The top 2,600 partners in Andersen are likely to take pay cuts of up to 33 per cent during the next two months as the audit firm fights a steep loss of revenues.
Global leaders of Andersen, the crisis-hit auditor of Enron that is facing federal criminal charges and mass client defections, have told partners that profit distribution is being scaled back. Andersen has 21 partners in Ireland and 400 employees overall.
The cuts are an indication of the scale of the damage inflicted on Andersen by its disastrous association with Enron, the US energy trader that collapsed in December. People close to the firm said its global board had notified partners of Andersen Worldwide, the firm's umbrella governance body, that previously determined distributions of profits would be revised.
Andersen Worldwide's 2,600 members, who comprise the most senior of the firm's 85,000 staff, are to see their remuneration for April and May scaled back by at least 20 per cent, with top partners suffering cuts of 33 per cent.
The cuts are being made to the annual schedule of profit distribution drawn up in September by the firm, which releases few financial details but is understood to have made annual profits of between $1.5 billion and $2 billion during the past few years.
The global board's decision is technically a recommendation rather than a ruling, but changes to guidelines are rarely ignored by the national practices in the Andersen network. Andersen said it did not comment on remuneration, but it is understood other staff worldwide will see no effect on their pay.
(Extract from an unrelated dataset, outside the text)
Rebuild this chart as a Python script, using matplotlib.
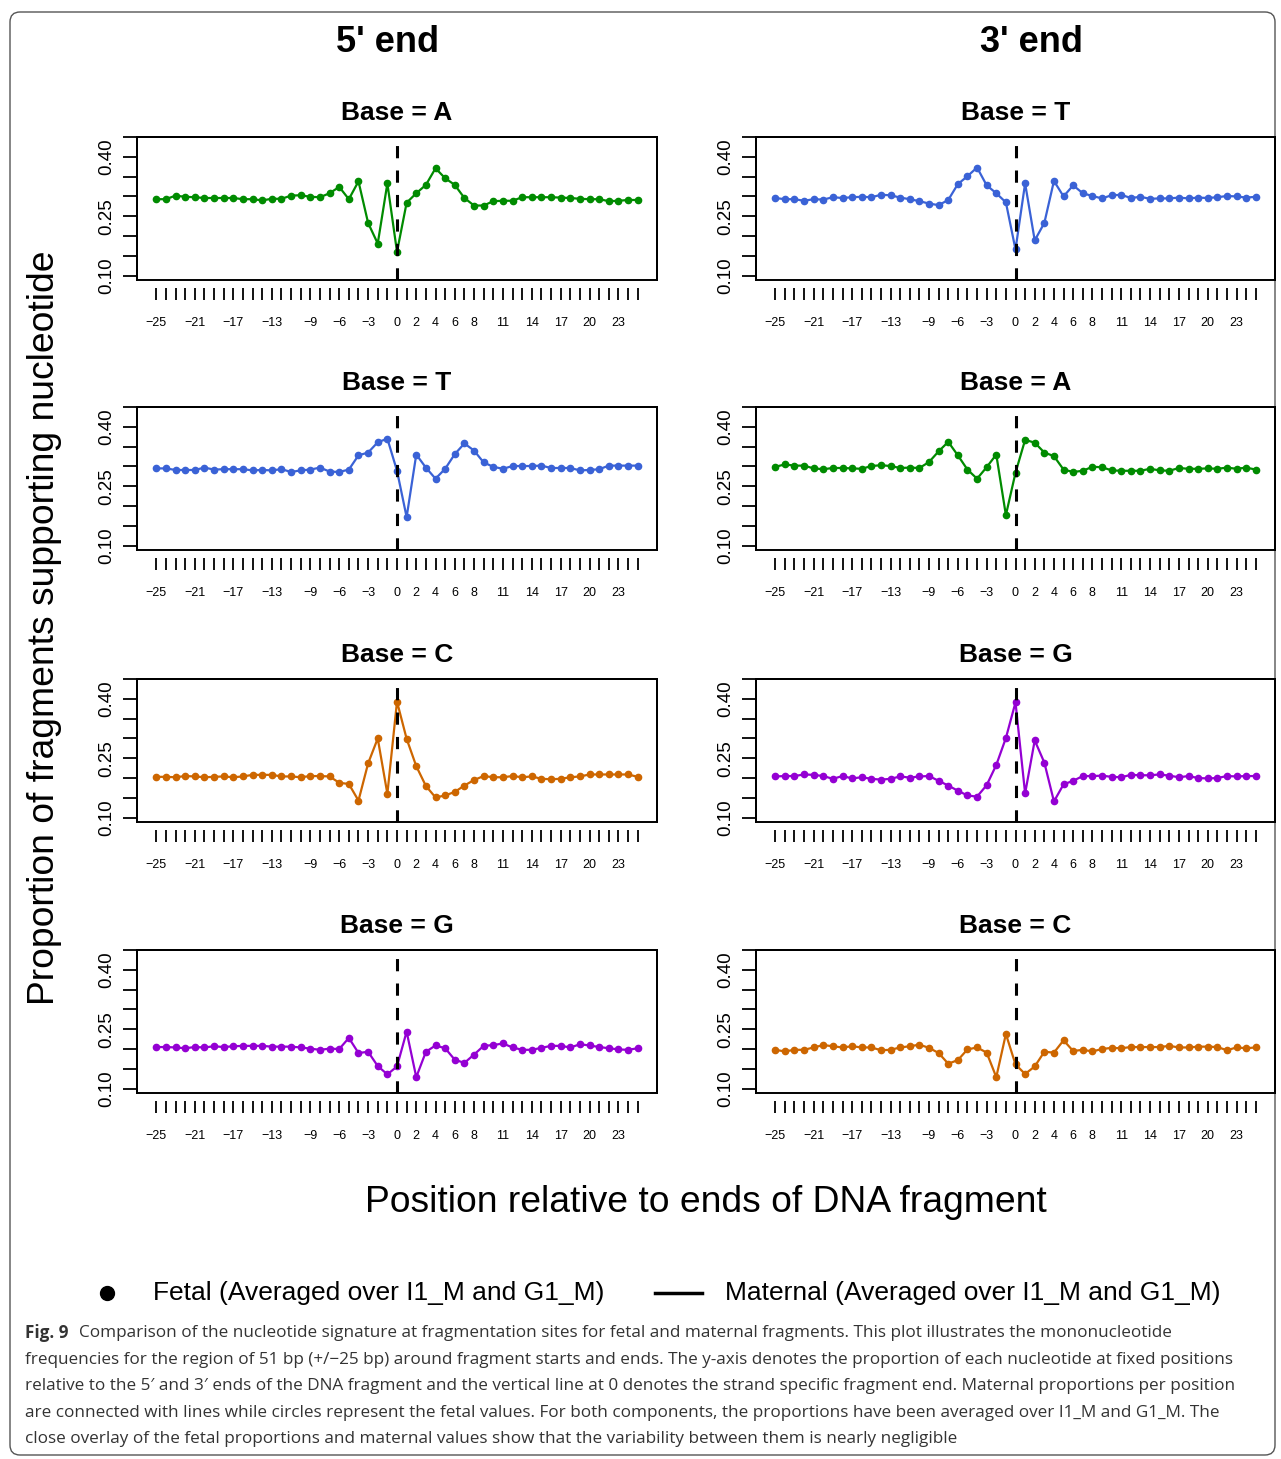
import numpy as np
import matplotlib
matplotlib.use("Agg")
import matplotlib.pyplot as plt
from matplotlib.patches import FancyBboxPatch, Rectangle

plt.rcParams['font.family'] = ['Liberation Sans', 'DejaVu Sans']

pos = np.arange(-25, 26)

a_5p = [0.293, 0.293, 0.302, 0.299, 0.298, 0.296, 0.296, 0.296, 0.296, 0.293, 0.293, 0.290, 0.294,
        0.294, 0.302, 0.303, 0.299, 0.298, 0.308, 0.324, 0.293, 0.338, 0.233, 0.181, 0.333, 0.160,
        0.284, 0.308, 0.329, 0.371, 0.346, 0.329, 0.296, 0.277, 0.277, 0.288, 0.289, 0.289, 0.298,
        0.298, 0.298, 0.298, 0.297, 0.296, 0.294, 0.293, 0.293, 0.288, 0.289, 0.291, 0.291]
t_3p = [0.296, 0.293, 0.293, 0.289, 0.293, 0.292, 0.298, 0.296, 0.298, 0.299, 0.298, 0.304, 0.303,
        0.297, 0.293, 0.288, 0.282, 0.278, 0.291, 0.331, 0.351, 0.373, 0.328, 0.308, 0.285, 0.166,
        0.333, 0.189, 0.233, 0.339, 0.300, 0.328, 0.308, 0.301, 0.295, 0.303, 0.304, 0.296, 0.299,
        0.294, 0.295, 0.295, 0.297, 0.295, 0.297, 0.296, 0.298, 0.301, 0.300, 0.297, 0.299]
t_5p = [0.295, 0.295, 0.291, 0.291, 0.291, 0.297, 0.292, 0.293, 0.293, 0.293, 0.290, 0.291, 0.290,
        0.293, 0.286, 0.290, 0.292, 0.297, 0.287, 0.286, 0.292, 0.328, 0.335, 0.361, 0.370, 0.289,
        0.172, 0.330, 0.297, 0.269, 0.294, 0.331, 0.358, 0.340, 0.310, 0.299, 0.294, 0.301, 0.301,
        0.301, 0.302, 0.296, 0.296, 0.296, 0.290, 0.291, 0.293, 0.302, 0.302, 0.302, 0.302]
a_3p = [0.299, 0.305, 0.302, 0.302, 0.295, 0.293, 0.296, 0.296, 0.295, 0.294, 0.301, 0.303, 0.301,
        0.296, 0.297, 0.296, 0.311, 0.338, 0.362, 0.328, 0.292, 0.269, 0.298, 0.330, 0.177, 0.284,
        0.367, 0.360, 0.335, 0.326, 0.292, 0.286, 0.289, 0.299, 0.298, 0.290, 0.289, 0.289, 0.289,
        0.294, 0.290, 0.289, 0.296, 0.294, 0.294, 0.295, 0.294, 0.297, 0.294, 0.297, 0.292]
c_5p = [0.203, 0.203, 0.202, 0.205, 0.204, 0.202, 0.203, 0.204, 0.202, 0.204, 0.208, 0.208, 0.208,
        0.204, 0.204, 0.202, 0.205, 0.205, 0.204, 0.188, 0.185, 0.143, 0.237, 0.300, 0.160, 0.393,
        0.299, 0.230, 0.180, 0.151, 0.156, 0.165, 0.181, 0.195, 0.205, 0.202, 0.202, 0.205, 0.202,
        0.204, 0.198, 0.197, 0.198, 0.202, 0.204, 0.209, 0.209, 0.209, 0.209, 0.209, 0.203]
g_3p = [0.204, 0.205, 0.205, 0.209, 0.208, 0.205, 0.198, 0.205, 0.199, 0.202, 0.198, 0.196, 0.198,
        0.204, 0.201, 0.204, 0.205, 0.193, 0.181, 0.168, 0.156, 0.153, 0.182, 0.233, 0.301, 0.391,
        0.161, 0.295, 0.239, 0.141, 0.184, 0.193, 0.205, 0.205, 0.206, 0.203, 0.202, 0.208, 0.207,
        0.207, 0.209, 0.206, 0.202, 0.205, 0.200, 0.199, 0.200, 0.205, 0.204, 0.205, 0.205]
g_5p = [0.205, 0.205, 0.204, 0.202, 0.205, 0.204, 0.207, 0.205, 0.207, 0.208, 0.208, 0.208, 0.206,
        0.206, 0.206, 0.204, 0.201, 0.198, 0.201, 0.200, 0.228, 0.190, 0.193, 0.157, 0.136, 0.156,
        0.244, 0.129, 0.193, 0.209, 0.202, 0.173, 0.165, 0.186, 0.208, 0.210, 0.214, 0.204, 0.198,
        0.198, 0.203, 0.208, 0.208, 0.204, 0.212, 0.209, 0.205, 0.202, 0.199, 0.198, 0.202]
c_3p = [0.198, 0.194, 0.198, 0.198, 0.204, 0.210, 0.207, 0.204, 0.207, 0.204, 0.204, 0.197, 0.198,
        0.204, 0.207, 0.211, 0.203, 0.190, 0.163, 0.172, 0.199, 0.204, 0.191, 0.129, 0.238, 0.161,
        0.137, 0.156, 0.193, 0.191, 0.222, 0.195, 0.198, 0.194, 0.200, 0.203, 0.202, 0.205, 0.205,
        0.205, 0.205, 0.208, 0.204, 0.204, 0.206, 0.206, 0.205, 0.197, 0.204, 0.202, 0.204]

green, blue, orange, purple = '#008B00', '#3A62D6', '#CD6600', '#9400D3'
panels = [
    [('A', a_5p, green), ('T', t_3p, blue)],
    [('T', t_5p, blue), ('A', a_3p, green)],
    [('C', c_5p, orange), ('G', g_3p, purple)],
    [('G', g_5p, purple), ('C', c_3p, orange)],
]
xlabs = [-25, -21, -17, -13, -9, -6, -3, 0, 2, 4, 6, 8, 11, 14, 17, 20, 23]

W, H = 1281, 1459
fig = plt.figure(figsize=(W / 100, H / 100), dpi=100)

# background overlay for border, titles and legend (pixel coords)
bg = fig.add_axes([0, 0, 1, 1], zorder=-1)
bg.set_xlim(0, W)
bg.set_ylim(H, 0)
bg.axis('off')
bg.add_patch(FancyBboxPatch((10, 12), 1265, 1443, boxstyle='round,pad=0,rounding_size=10',
                            fc='white', ec='#555555', lw=1))

tops = [137, 407, 679, 950]
lefts = [137, 756]
wpx = [520, 519]
hpx = 143
for r in range(4):
    for c in range(2):
        base, vals, col = panels[r][c]
        ax = fig.add_axes([lefts[c] / W, 1 - (tops[r] + hpx) / H, wpx[c] / W, hpx / H])
        ax.plot(pos, vals, '-o', color=col, lw=1.6, ms=4.5)
        ax.axvline(0, color='black', ls=(0, (4, 4)), lw=2.2)
        ax.set_xlim(-27, 27)
        ax.set_ylim(0.089, 0.45)
        ax.set_yticks(np.arange(0.10, 0.451, 0.05))
        ax.set_yticklabels(['0.10', '', '', '0.25', '', '', '0.40', ''], rotation=90, va='center')
        ax.set_xticks(pos)
        ax.set_xticklabels(['\u2212' + str(-p) if (p in xlabs and p < 0) else (str(p) if p in xlabs else '')
                            for p in pos])
        ax.tick_params(axis='x', length=8.5, width=1.3, pad=12, labelsize=9)
        ax.tick_params(axis='y', length=10, width=1.3, pad=6, labelsize=13.5)
        for s in ax.spines.values():
            s.set_linewidth(1.4)
        ax.spines['bottom'].set_position(('outward', 6))
        ax.spines['bottom'].set_visible(False)
        ax.add_patch(Rectangle((0, 0), 1, 1, transform=ax.transAxes, fill=False,
                               lw=1.4, ec='black', clip_on=False))
        ax.set_title('Base = ' + base, fontsize=19, fontweight='bold', pad=12)

bg.text(388, 42, "5' end", fontsize=26, fontweight='bold', ha='center', va='center')
bg.text(1032, 42, "3' end", fontsize=26, fontweight='bold', ha='center', va='center')
bg.text(45, 628, 'Proportion of fragments supporting nucleotide', fontsize=26.8,
        rotation=90, ha='center', va='center')
bg.text(706, 1203, 'Position relative to ends of DNA fragment', fontsize=26.8,
        ha='center', va='center')

bg.plot([107], [1293], 'o', color='black', ms=10)
bg.text(153, 1293, 'Fetal (Averaged over I1_M and G1_M)', fontsize=19, va='center')
bg.plot([655, 702], [1293, 1293], color='black', lw=2.5)
bg.text(725, 1293, 'Maternal (Averaged over I1_M and G1_M)', fontsize=19, va='center')

caption = [
    "Comparison of the nucleotide signature at fragmentation sites for fetal and maternal fragments. This plot illustrates the mononucleotide",
    "frequencies for the region of 51 bp (+/\u221225 bp) around fragment starts and ends. The y-axis denotes the proportion of each nucleotide at fixed positions",
    "relative to the 5\u2032 and 3\u2032 ends of the DNA fragment and the vertical line at 0 denotes the strand specific fragment end. Maternal proportions per position",
    "are connected with lines while circles represent the fetal values. For both components, the proportions have been averaged over I1_M and G1_M. The",
    "close overlay of the fetal proportions and maternal values show that the variability between them is nearly negligible",
]
cfont = ['Open Sans', 'DejaVu Sans']
bg.text(25, 1333, 'Fig. 9', fontsize=12.3, fontweight='bold', family=cfont, color='#333333', va='center')
for i, line in enumerate(caption):
    x = 79 if i == 0 else 25
    bg.text(x, 1333 + i * 26.6, line, fontsize=12.3, family=cfont, color='#333333', va='center')

fig.savefig('out.png', dpi=100)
The fall in pay at Andersen comes after the departure of a string of leading clients such as Merck, the pharmaceuticals group, Delta Air Lines and Freddie Mac, the housing finance institution.
The firm has been criticised over the quality of its work for Enron and its shredding of documents related to the audit in the weeks before the company's demise. Andersen was this month charged with obstruction of justice over the shredding of the documents linked to Enron, which collapsed after the emergence of huge losses hidden from its accounts.
Andersen this month announced plans for a rescue merger of its practices outside the US with those of KPMG, a rival Big Five accounting firm.
Mr Paul Volcker, the former chairman of the US Federal Reserve who was brought in by Andersen to review its practices, yesterday welcomed its decision to accept his plan to rehabilitate its US operation.
Mr Volcker proposes heading a new seven-man governing board of Andersen, which would make management changes and put in place reforms to working practices. He said Andersen could "make a sufficient case" with the Justice Department.